-- start --

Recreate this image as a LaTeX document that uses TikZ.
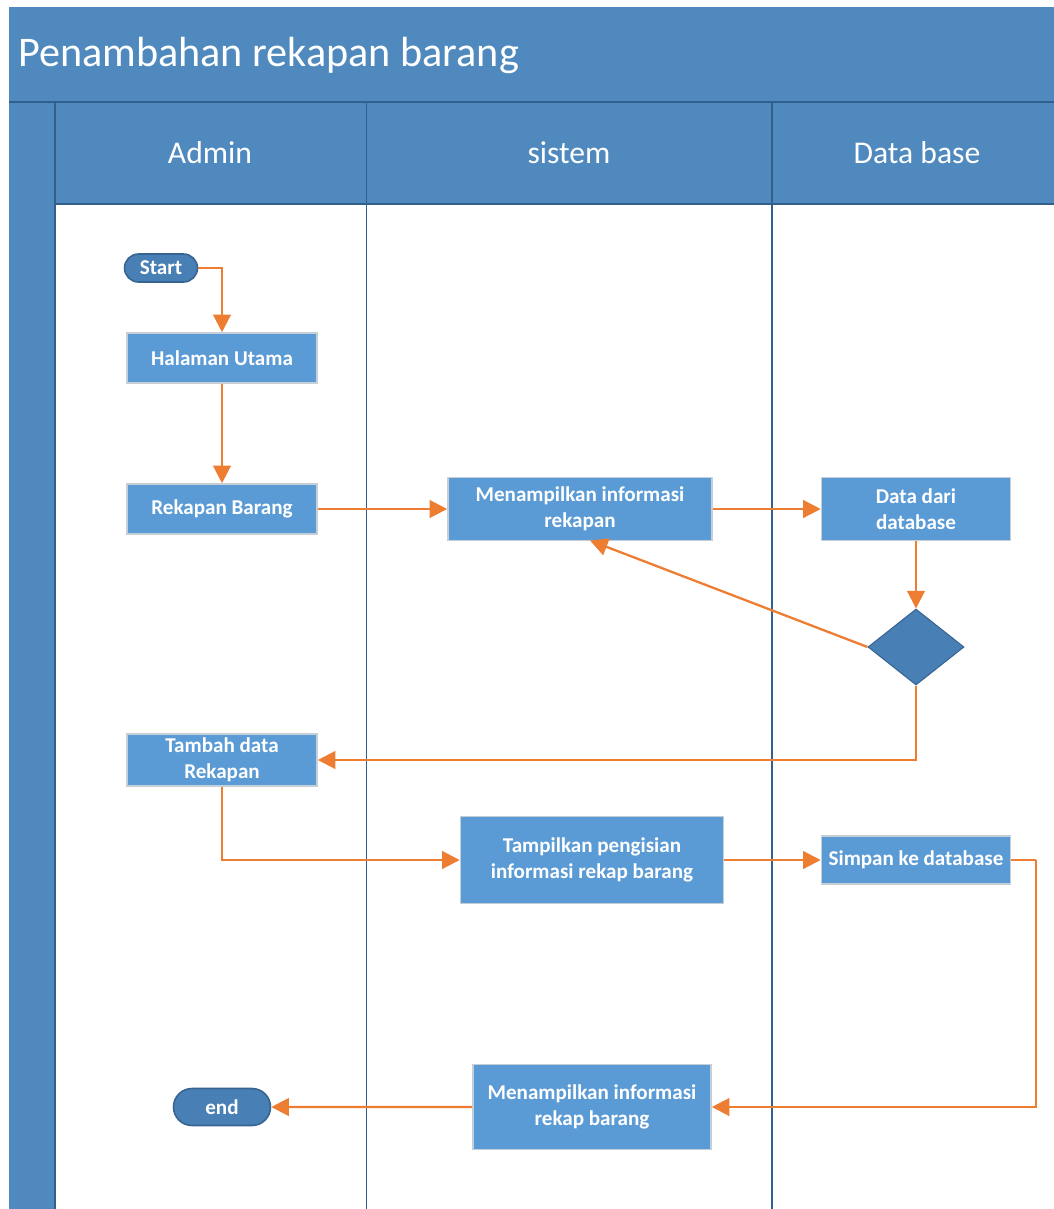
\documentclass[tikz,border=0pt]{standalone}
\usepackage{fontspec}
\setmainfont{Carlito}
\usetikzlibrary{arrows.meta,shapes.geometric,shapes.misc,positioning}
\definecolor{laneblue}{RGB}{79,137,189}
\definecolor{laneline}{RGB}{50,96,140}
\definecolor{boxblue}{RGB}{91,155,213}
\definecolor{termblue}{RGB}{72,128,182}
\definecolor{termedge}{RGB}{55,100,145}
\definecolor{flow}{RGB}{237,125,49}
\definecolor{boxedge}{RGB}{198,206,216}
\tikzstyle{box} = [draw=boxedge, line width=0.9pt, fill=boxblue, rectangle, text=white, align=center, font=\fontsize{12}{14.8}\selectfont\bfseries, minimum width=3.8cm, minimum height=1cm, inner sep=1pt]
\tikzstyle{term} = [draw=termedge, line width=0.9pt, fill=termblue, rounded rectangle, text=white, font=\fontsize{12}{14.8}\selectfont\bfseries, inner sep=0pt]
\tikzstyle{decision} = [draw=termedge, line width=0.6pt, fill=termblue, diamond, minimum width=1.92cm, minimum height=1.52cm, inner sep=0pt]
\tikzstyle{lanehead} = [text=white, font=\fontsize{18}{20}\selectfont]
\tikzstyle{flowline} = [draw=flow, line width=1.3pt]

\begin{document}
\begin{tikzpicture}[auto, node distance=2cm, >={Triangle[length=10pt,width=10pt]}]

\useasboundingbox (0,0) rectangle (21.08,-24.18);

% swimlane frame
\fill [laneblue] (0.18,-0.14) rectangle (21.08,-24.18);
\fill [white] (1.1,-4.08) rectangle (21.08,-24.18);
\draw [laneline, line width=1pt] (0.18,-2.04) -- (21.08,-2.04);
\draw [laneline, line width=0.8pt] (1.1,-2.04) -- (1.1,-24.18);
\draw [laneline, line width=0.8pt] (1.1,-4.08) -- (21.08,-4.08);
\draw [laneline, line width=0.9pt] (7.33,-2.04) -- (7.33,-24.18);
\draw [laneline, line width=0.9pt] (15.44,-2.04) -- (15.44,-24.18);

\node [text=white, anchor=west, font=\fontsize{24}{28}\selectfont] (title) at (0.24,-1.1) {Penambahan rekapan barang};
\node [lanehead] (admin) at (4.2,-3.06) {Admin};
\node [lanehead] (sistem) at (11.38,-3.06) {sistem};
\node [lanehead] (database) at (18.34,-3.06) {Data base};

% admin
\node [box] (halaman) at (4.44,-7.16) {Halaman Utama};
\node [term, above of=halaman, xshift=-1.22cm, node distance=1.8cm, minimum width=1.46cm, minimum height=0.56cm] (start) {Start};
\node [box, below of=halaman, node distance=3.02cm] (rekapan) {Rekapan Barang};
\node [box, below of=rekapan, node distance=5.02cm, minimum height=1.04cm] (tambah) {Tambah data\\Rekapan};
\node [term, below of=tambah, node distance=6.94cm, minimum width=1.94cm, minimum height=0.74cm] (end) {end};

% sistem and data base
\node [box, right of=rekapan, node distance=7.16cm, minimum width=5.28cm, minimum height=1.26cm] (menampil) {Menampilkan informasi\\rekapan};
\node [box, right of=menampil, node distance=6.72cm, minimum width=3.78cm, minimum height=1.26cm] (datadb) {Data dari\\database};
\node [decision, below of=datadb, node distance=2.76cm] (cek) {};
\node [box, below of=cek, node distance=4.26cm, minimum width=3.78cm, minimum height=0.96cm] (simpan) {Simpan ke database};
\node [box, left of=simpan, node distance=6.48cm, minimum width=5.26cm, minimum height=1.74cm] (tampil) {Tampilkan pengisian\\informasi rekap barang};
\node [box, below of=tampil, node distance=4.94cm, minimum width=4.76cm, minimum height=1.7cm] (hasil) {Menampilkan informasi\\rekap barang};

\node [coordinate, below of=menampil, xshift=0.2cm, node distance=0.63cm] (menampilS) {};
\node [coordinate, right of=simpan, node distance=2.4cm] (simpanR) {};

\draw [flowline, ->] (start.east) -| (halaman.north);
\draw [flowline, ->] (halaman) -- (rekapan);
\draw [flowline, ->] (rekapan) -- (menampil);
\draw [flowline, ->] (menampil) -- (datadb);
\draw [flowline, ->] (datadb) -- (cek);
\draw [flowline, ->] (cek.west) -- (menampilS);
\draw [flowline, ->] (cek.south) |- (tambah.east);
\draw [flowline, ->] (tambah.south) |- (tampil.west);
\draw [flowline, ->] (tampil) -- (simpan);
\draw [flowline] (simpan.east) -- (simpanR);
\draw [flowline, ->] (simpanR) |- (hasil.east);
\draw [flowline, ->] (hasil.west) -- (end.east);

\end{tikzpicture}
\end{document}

-- end --
-- start --

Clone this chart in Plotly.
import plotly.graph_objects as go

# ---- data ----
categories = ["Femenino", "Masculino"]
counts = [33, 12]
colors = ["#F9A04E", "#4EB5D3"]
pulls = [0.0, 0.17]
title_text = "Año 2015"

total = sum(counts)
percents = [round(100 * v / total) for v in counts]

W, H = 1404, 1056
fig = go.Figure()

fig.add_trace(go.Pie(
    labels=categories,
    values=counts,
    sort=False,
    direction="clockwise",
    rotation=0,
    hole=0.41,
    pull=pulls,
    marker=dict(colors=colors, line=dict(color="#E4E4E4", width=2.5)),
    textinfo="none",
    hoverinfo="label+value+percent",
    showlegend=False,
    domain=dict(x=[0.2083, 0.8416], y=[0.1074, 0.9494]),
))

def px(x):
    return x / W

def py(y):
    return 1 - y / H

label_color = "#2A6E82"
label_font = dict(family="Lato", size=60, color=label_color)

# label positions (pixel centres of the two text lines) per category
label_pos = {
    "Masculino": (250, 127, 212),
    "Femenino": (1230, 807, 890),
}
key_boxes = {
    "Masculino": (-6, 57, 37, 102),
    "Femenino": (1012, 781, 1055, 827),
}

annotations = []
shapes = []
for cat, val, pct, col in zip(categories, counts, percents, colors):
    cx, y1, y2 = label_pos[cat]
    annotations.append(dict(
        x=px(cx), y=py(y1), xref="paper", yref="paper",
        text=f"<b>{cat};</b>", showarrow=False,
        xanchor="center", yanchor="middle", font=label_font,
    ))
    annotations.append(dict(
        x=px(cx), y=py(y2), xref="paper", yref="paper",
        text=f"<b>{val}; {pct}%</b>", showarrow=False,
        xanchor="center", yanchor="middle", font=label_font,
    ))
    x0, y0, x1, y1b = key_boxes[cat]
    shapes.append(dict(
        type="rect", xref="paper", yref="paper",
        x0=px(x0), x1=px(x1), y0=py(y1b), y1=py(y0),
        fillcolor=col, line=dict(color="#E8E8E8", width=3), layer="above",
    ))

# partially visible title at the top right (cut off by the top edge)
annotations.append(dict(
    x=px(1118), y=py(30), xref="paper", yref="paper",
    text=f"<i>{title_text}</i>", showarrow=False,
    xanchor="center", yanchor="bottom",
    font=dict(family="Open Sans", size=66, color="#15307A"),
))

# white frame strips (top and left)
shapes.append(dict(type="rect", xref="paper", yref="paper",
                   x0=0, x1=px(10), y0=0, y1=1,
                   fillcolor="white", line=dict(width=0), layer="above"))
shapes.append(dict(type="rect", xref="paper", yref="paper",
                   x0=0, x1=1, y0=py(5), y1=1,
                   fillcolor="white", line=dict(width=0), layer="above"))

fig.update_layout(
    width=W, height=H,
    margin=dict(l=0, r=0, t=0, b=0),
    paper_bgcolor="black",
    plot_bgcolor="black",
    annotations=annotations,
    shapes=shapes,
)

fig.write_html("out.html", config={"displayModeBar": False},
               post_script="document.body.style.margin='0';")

-- end --

WORK INSTRUCTIONS :: Above are the records; from them, give again exactly the lines from the one containing "Clone this chart in Plotly." through the one containing "fig = go.Figure()", both included.

TASK SOLUTION ::
Clone this chart in Plotly.
import plotly.graph_objects as go

# ---- data ----
categories = ["Femenino", "Masculino"]
counts = [33, 12]
colors = ["#F9A04E", "#4EB5D3"]
pulls = [0.0, 0.17]
title_text = "Año 2015"

total = sum(counts)
percents = [round(100 * v / total) for v in counts]

W, H = 1404, 1056
fig = go.Figure()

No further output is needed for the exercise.